Ethernet Layer – Why Preamble is Not Considered Part of the Ethernet Header

ethernetlayer1layer2

  1. If I search where does my data start in an Ethernet frame, I get a common answer which says TCP header( 20 bytes) + IP header ( 20 bytes) + Ethernet header( SA + DA + Type) i.e 14 bytes. So, in short the answer to that question becomes at 52-54 bytes the data starts in an Ethernet frame but shouldn't we add 8 bytes of preamble too in it ?

  2. Also, I searched about ethernet frame size which is 1514 for ethernet frames. Why are we ignoring Preamble and CRC here ?

Best Answer

Adding to jonathanjo's answer:

Ethernet has components in both layers 1 (because it can run over different media) and 2 (because the frames are the same on the different media).

The Preamble, SoF Delimiter, and Inter-packet Gap are really in layer-1 (waking up the receiver, etc.), while the frame (including the header, payload, and FCS) is in layer-2.

The data in an ethernet frame is the payload of an ethernet frame. Your Question 1 assumes that every layer-3 protocol is IPv4, and every layer-4 protocol is TCP, which are bad assumptions. Ethernet doesn't know or care which layer-3 protocol it carries (IPv4, IPX, IPv6, AppleTalk, etc.), so the data of the frame is the payload. For example, the IPv4 packet header is 20 to 60 octets, while the IPv6 packet header is always 40 octets. Ethernet doesn't know this, it only knows that it has a payload field, not what is in that field.

The ethernet frame header is normally 14 octets, unless you have a tagged frame, then it is 18 octets. The MTU is the maximum payload size. Ethernet also has a minimum frame size of 64 octets, including the FCS, so the payload can range from 42 (with tag) or 46 (without tag) octets, up to the maximum payload size of 1500 octets. That means that ethernet frames (header and payload) are from 60 octets to 1514 (without tag) or 1518 (with tag) octets.

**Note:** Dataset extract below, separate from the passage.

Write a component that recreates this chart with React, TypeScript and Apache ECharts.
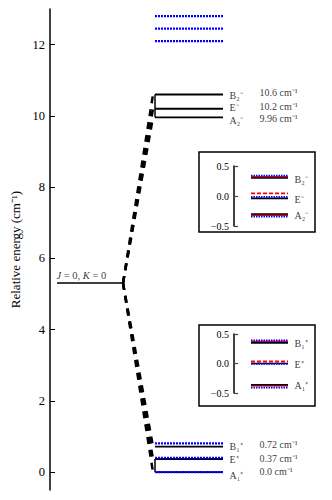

If by where the data starts, you mean application data, that is really going to depend on all the protocols. The UDP header is only 8 octets, and the UDP payload may be the application data, or it may be a datagram for an application-layer protocol that has its own header that may not be counted as application data. In your example of TCP, you may be running a web browser to a web server. Do you count HTTP (an application-layer-protocol) or HTML as the data (HTML is the data for HTTP)? When you refer to the data, it is relative to the protocol to which you are referring.